Other reasons for the high inter-study heterogeneity in the studies included in this review may be related to variations in frequency of mindfulness practice. Our findings revealed that regular practices had an effect on depression scores. Regular practice of MBCT increases the thickness of the cortex in the areas of the somatosensory system, which is positively correlated with increased awareness of the body [34] A significant improvement in suicidal ideation was found in three studies using Relapse Signature of Suicidality Interview (ReSSI) scores [22,25,31]. Suicidal ideation is a very common and disturbing problem in MDD patients [1]. Suicidal ideation can negatively impact patients’ quality of life and trigger depression [1]. Another potential reason for high inter-studies heterogeneity may be sex differences; women with MDD are more prone to anxiety disorder and suicide ideation [35]. Studies indicates that the scales used by Chinese research institutions are all QSA self-assessment scales, while Western countries use different assessment scales. Differences in the scales used to assess suicidal ideation contributed to the high heterogeneity [15], this inference is consistent with previous research. In view of the above, we suggest that the assessment scale should be used consistently in the future.

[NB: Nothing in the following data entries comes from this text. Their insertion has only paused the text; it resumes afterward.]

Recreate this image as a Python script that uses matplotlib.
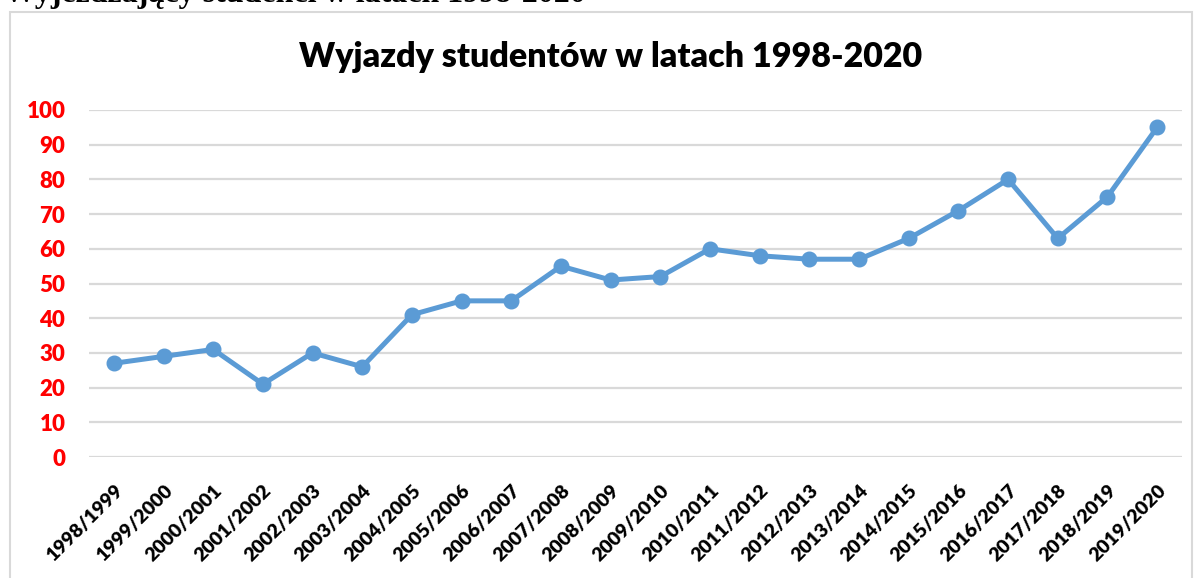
import matplotlib.pyplot as plt
from matplotlib.patches import Rectangle

seasons = ['1998/1999', '1999/2000', '2000/2001', '2001/2002', '2002/2003', '2003/2004',
           '2004/2005', '2005/2006', '2006/2007', '2007/2008', '2008/2009', '2009/2010',
           '2010/2011', '2011/2012', '2012/2013', '2013/2014', '2014/2015', '2015/2016',
           '2016/2017', '2017/2018', '2018/2019', '2019/2020']
trips = [27, 29, 31, 21, 30, 26, 41, 45, 45, 55, 51, 52, 60, 58, 57, 57, 63, 71, 80, 63, 75, 95]
y_ticks = [0, 10, 20, 30, 40, 50, 60, 70, 80, 90, 100]

W, H = 1197, 578
fig = plt.figure(figsize=(W / 100, H / 100), dpi=100)

# chart frame (Excel style box)
fig.patches.append(Rectangle((10 / W, -0.01), (1192 - 10) / W, 1 - 12 / H + 0.01,
                             transform=fig.transFigure, fill=False,
                             edgecolor='#D9D9D9', linewidth=1.5))

# caption above the chart, cut off at the top
fig.text(4 / W, 1 - 2 / H, 'Wyjeżdżający studenci w latach 1998-2020',
         family='Liberation Serif', weight='bold', fontsize=23, va='baseline', ha='left')

fig.text(611 / W, 1 - 57 / H, 'Wyjazdy studentów w latach 1998-2020',
         family='Lato', weight='heavy', fontsize=24.5, ha='center', va='center')

ax = fig.add_axes([89 / W, 1 - 457 / H, (1182 - 89) / W, (457 - 110) / H])
x = list(range(len(seasons)))
ax.plot(x, trips, color='#5B9BD5', linewidth=3.6, marker='o', markersize=10.5,
        solid_capstyle='round', solid_joinstyle='round', zorder=3)

ax.set_xlim(-0.5, len(seasons) - 0.5)
ax.set_ylim(0, 100)
ax.set_yticks(y_ticks)
ax.set_xticks(x)
ax.set_xticklabels(seasons, rotation=45, ha='right', rotation_mode='anchor',
                   family='Lato', weight='heavy', fontsize=14)
for lab in ax.get_yticklabels():
    lab.set_family('Lato')
    lab.set_weight('heavy')
    lab.set_fontsize(16)
    lab.set_color('#FF0000')

ax.grid(axis='y', color='#D9D9D9', linewidth=1.6)
ax.set_axisbelow(True)
ax.tick_params(axis='both', length=0)
ax.tick_params(axis='y', pad=17)
ax.tick_params(axis='x', pad=18)
for s in ax.spines.values():
    s.set_visible(False)

fig.savefig('out.png', dpi=100)
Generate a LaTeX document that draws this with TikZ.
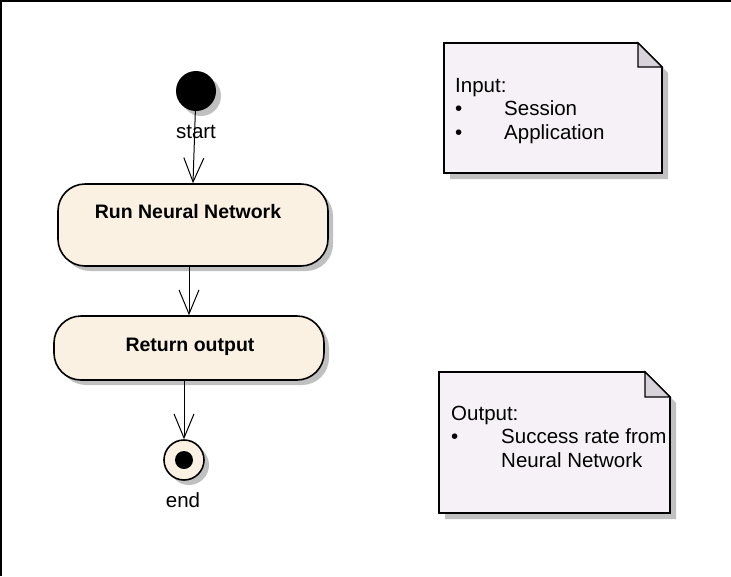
\documentclass[tikz,border=0pt]{standalone}
\usepackage{fontspec}
\setmainfont{Liberation Sans}
\usetikzlibrary{arrows.meta,shadows}

\definecolor{actfill}{RGB}{251,241,226}
\definecolor{notefill}{RGB}{246,241,246}
\definecolor{foldfill}{RGB}{216,211,218}
\definecolor{shadegray}{RGB}{192,192,192}

\tikzset{
  txt/.style={font=\fontsize{20.5}{24}\selectfont, inner sep=0pt},
  boldtxt/.style={font=\fontsize{19.5}{24}\selectfont\bfseries, inner sep=0pt},
  shade/.style={drop shadow={shadow xshift=5pt, shadow yshift=-5pt, fill=shadegray, opacity=1}},
  actbox/.style={draw, line width=1.6pt, fill=actfill, rounded corners=27pt, minimum width=270pt, shade},
  flow/.style={line width=1pt, -{Straight Barb[length=24pt, width=20pt]}},
}

\begin{document}
\begin{tikzpicture}[x=1pt,y=-1pt]
        \useasboundingbox (0,0) rectangle (731,576);
        %\draw [help lines, step=50] (0,0) grid (731,576);
        \draw [line width=1.5pt] (0.75,576) -- (0.75,0.75) -- (731,0.75);

        % notes
        \fill [shadegray] (450,49) -- (644,49) -- (668,73) -- (668,179) -- (450,179) -- cycle;
        \draw [line width=1.6pt, fill=notefill] (444,43) -- (638,43) -- (662,67) -- (662,173) -- (444,173) -- cycle;
        \draw [line width=1.2pt, fill=foldfill] (638,43) -- (638,67) -- (662,67) -- cycle;

        \fill [shadegray] (445,378) -- (651,378) -- (676,403) -- (676,519) -- (445,519) -- cycle;
        \draw [line width=1.6pt, fill=notefill] (439,372) -- (645,372) -- (670,397) -- (670,513) -- (439,513) -- cycle;
        \draw [line width=1.2pt, fill=foldfill] (645,372) -- (645,397) -- (670,397) -- cycle;

        \node [txt, anchor=base west] (inhead) at (455,92) {Input:};
        \node [txt, anchor=base west] (inb1) at (455,115) {•};
        \node [txt, anchor=base west] (in1) at (504,115) {Session};
        \node [txt, anchor=base west] (inb2) at (455,139) {•};
        \node [txt, anchor=base west] (in2) at (504,139) {Application};

        \node [txt, anchor=base west] (outhead) at (451,420) {Output:};
        \node [txt, anchor=base west] (outb1) at (451,443) {•};
        \node [txt, anchor=base west] (out1) at (501,443) {Success rate from};
        \node [txt, anchor=base west] (out2) at (501,467) {Neural Network};

        % activity
        \node [circle, fill=black, minimum size=40pt, inner sep=0pt, shade] (start) at (196,91) {};
        \node [actbox, minimum height=82pt] (run) at (193,225) {};
        \node [actbox, minimum height=64pt] (ret) at (189,348) {};
        \node [circle, draw, line width=1.6pt, fill=actfill, minimum size=40pt, inner sep=0pt, shade] (end) at (184,460) {};
        \fill (end.center) circle (9);

        \draw [flow] (start.center) -- (run.north -| 193,0);
        \draw [flow] (run.south -| ret) -- (ret.north);
        \draw [flow] (ret.south -| end) -- (end.north);

        \node [txt, anchor=base] (startlbl) at (196,138) {start};
        \node [txt, anchor=base] (endlbl) at (183,507) {end};
        \node [boldtxt, anchor=base] (runlbl) at (188,218) {Run Neural Network};
        \node [boldtxt, anchor=base] (retlbl) at (190,351) {Return output};

\end{tikzpicture}
\end{document}
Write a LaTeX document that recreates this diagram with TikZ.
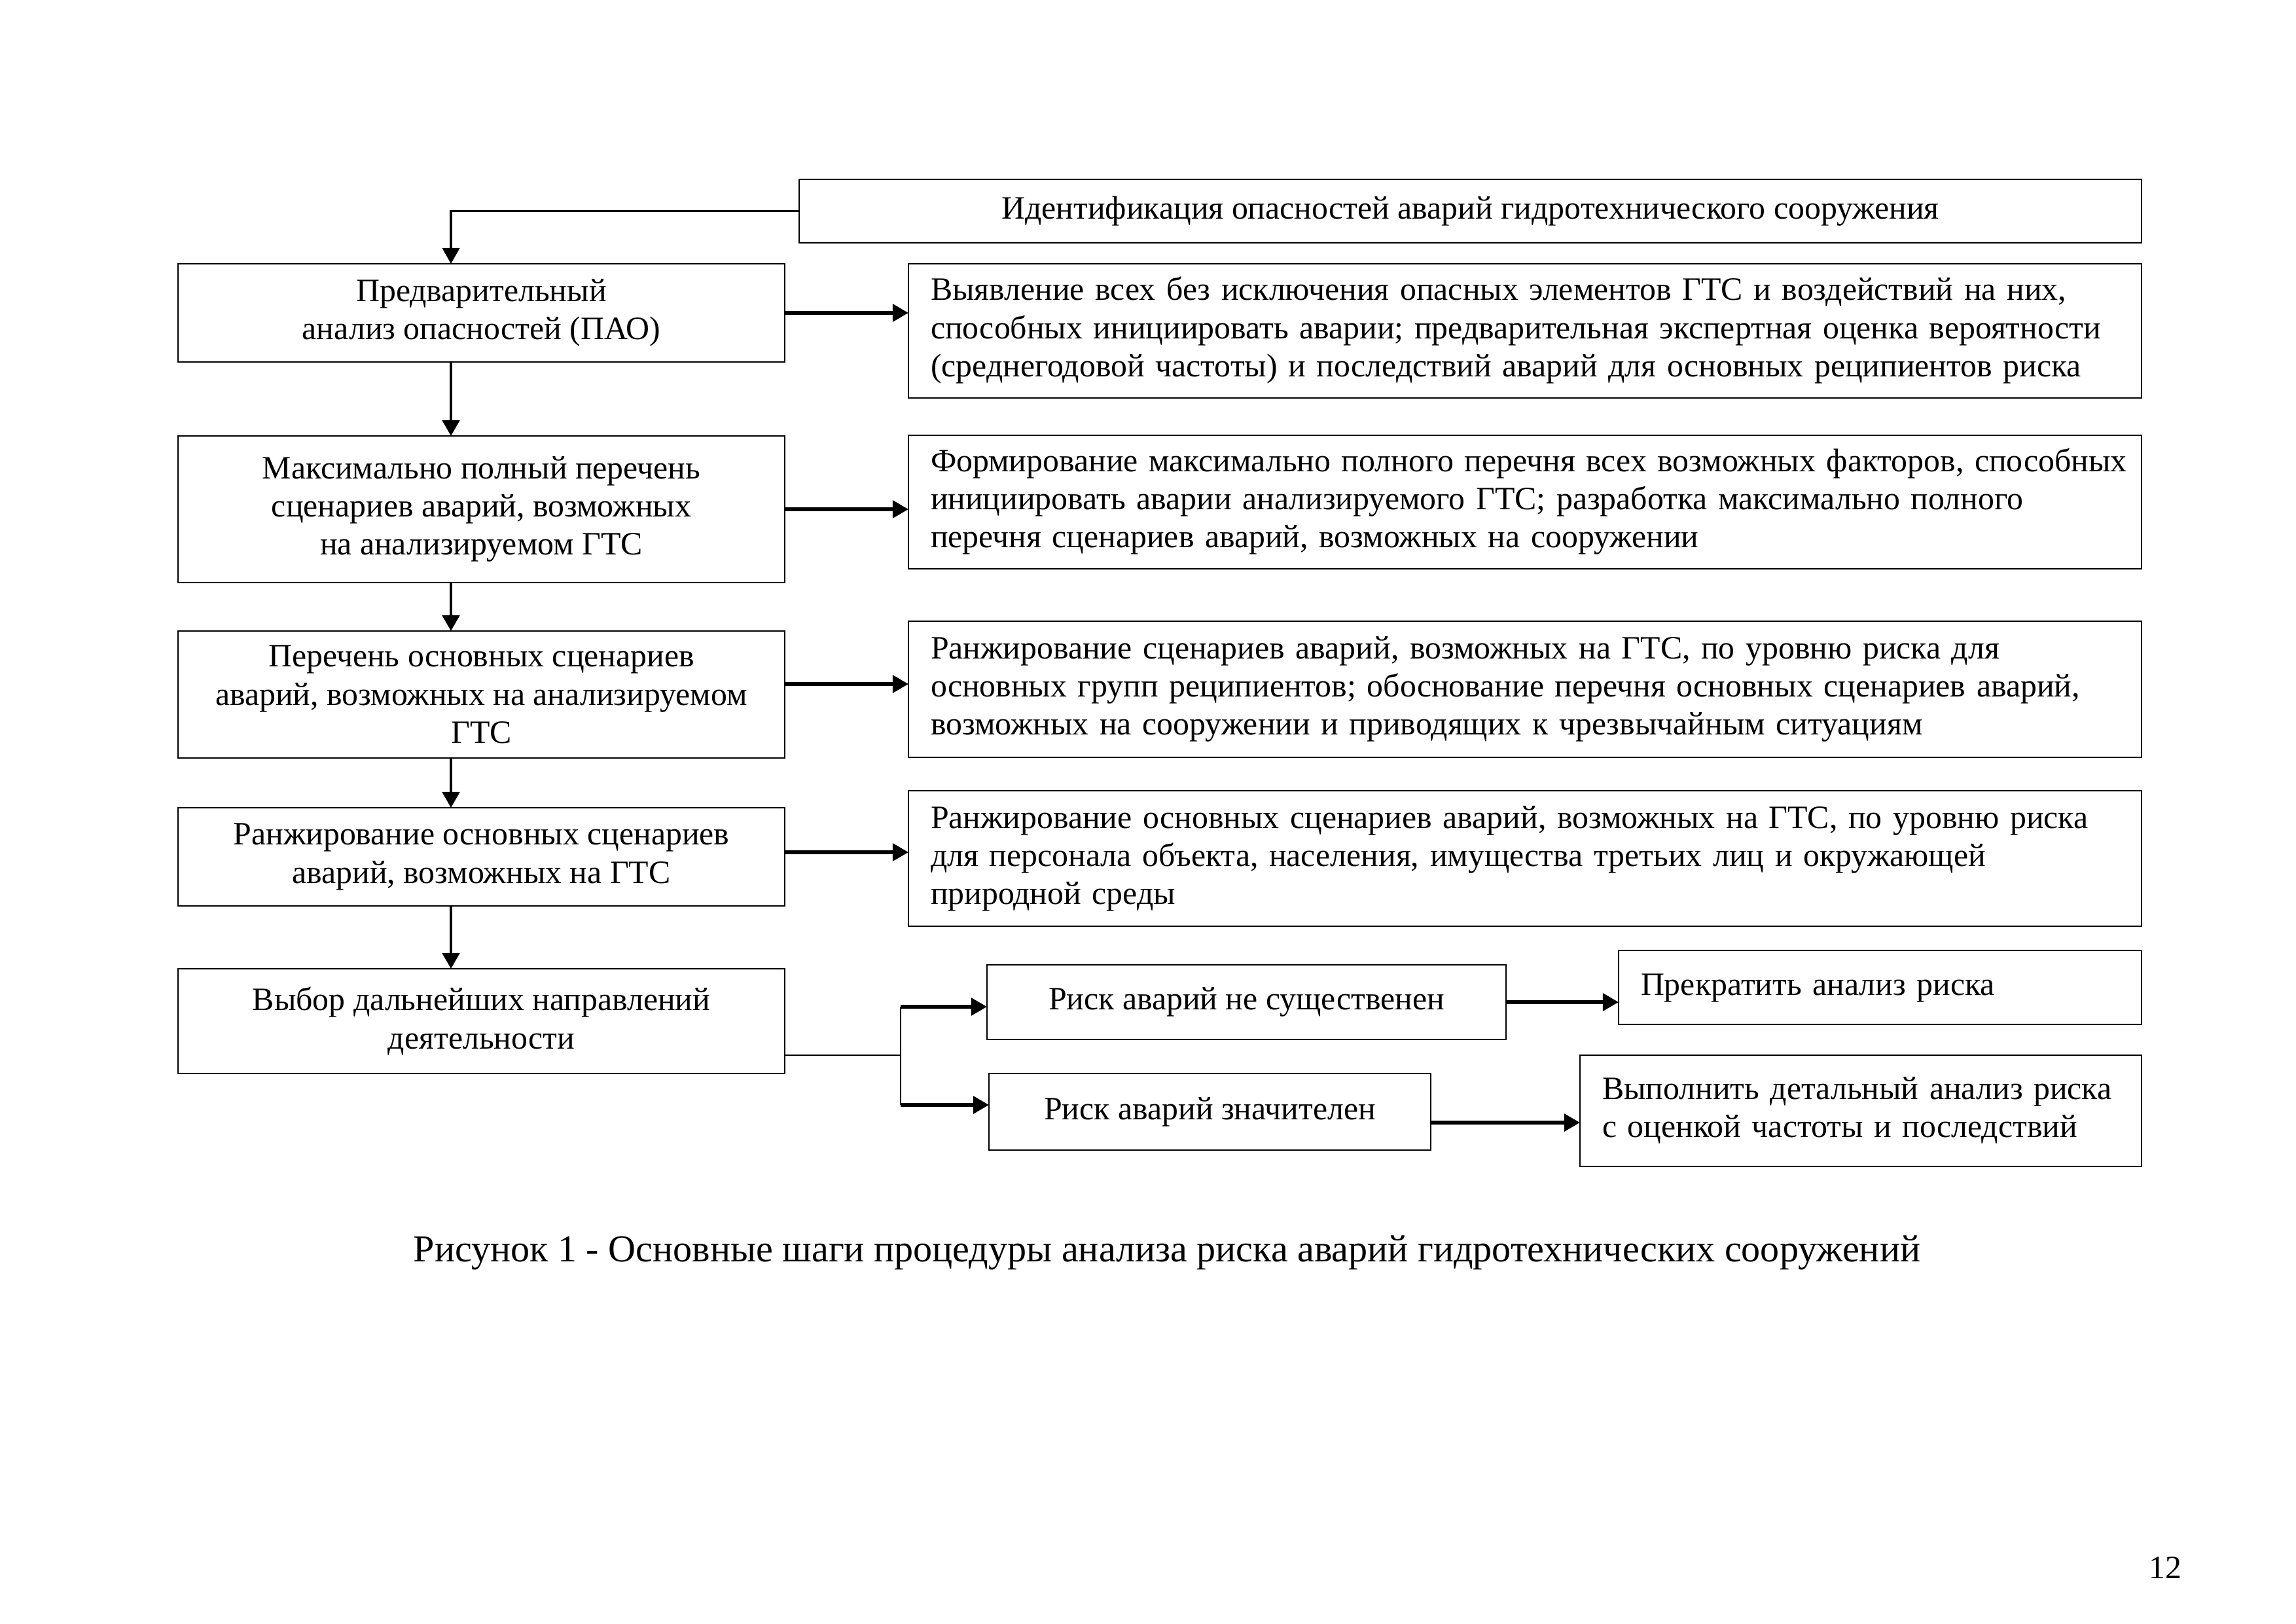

MBCT usually combines cognitive therapy with intensive training in meditation [33]. The frequency of MBCT was one time per week in all studies in this review [13,22,23,24,25,26,27,28,29,30,31,32,33]. Total weekly intervention time was 16 hours for six studies [7,22,25,26,27,33], 18 h for one study [28], 20 h for one study [23], 24 h for one study [29], 10~15 h for one study [32], and 12~16 h for one study [31]. Two studies did not mention the weekly intervention time [24,30]. The total weekly home practice time after group therapy was 6 hours for three studies [22,26,29], 3~6 h for one study [23], and seven studies did not mention the home practice time [13,24,25,26,27,28,30,31,32,33]. It seems that a certain period of time at minimum is required for the benefits of MBCT to emerge. Through mindfulness training, MBCT may indirectly benefit individuals with recurrent suicidal ideation and behavior [15]. This inference is consistent with previous research. Based on the above, we suggest that more relevant research can be carried out in the future.

4.1. Implications

The intervention of MBCT to treat MDD is helpful in clinical practice. Based on this meta-analysis, we suggest that MBCT sessions lasting 1.5–2.5 h, five times per week for 8 weeks can effectively relieve depression and suicidal ideation indicators of MDD patients. These findings suggest that MBCT is a relatively convenient and effective way of preventing and improving block rumination in people with MDD. Furthermore, MBCT must be integrated as a treatment modality in MDD care to ensure continuity of care. Future research should test the evidence impact of using MBCT in order to further develop the field.

4.2. Limitations

Several limitations should be considered. First, despite a comprehensive literature search, only a limited number of studies met the inclusion criteria, which constrained the statistical power of this meta-analysis. Statistical analyses, such as meta-regression analysis and sensitivity analysis, could not be performed owing to the small sample size. Moreover, we could not perform subgroup analyses owing to the variation in research designs on MBCT. Furthermore, the included studies measured only the effect of MBCT intervention before and after comparison with a long-term follow up period. Therefore, the long-term effect of MBCT on depression and suicidal ideation among patients with MDD is unclear. Finally, this review study only includes studies published in English and Chinese, which may have resulted in the omission of relevant studies published in other languages.

5. Conclusions

The meta-effects of MBCT show significant improvements in depression and suicidal ideation among patients with MDD. These findings suggest that providing MBCT is feasible and effective for MDD patients. Future research should evaluate the long-term effects of MBCT.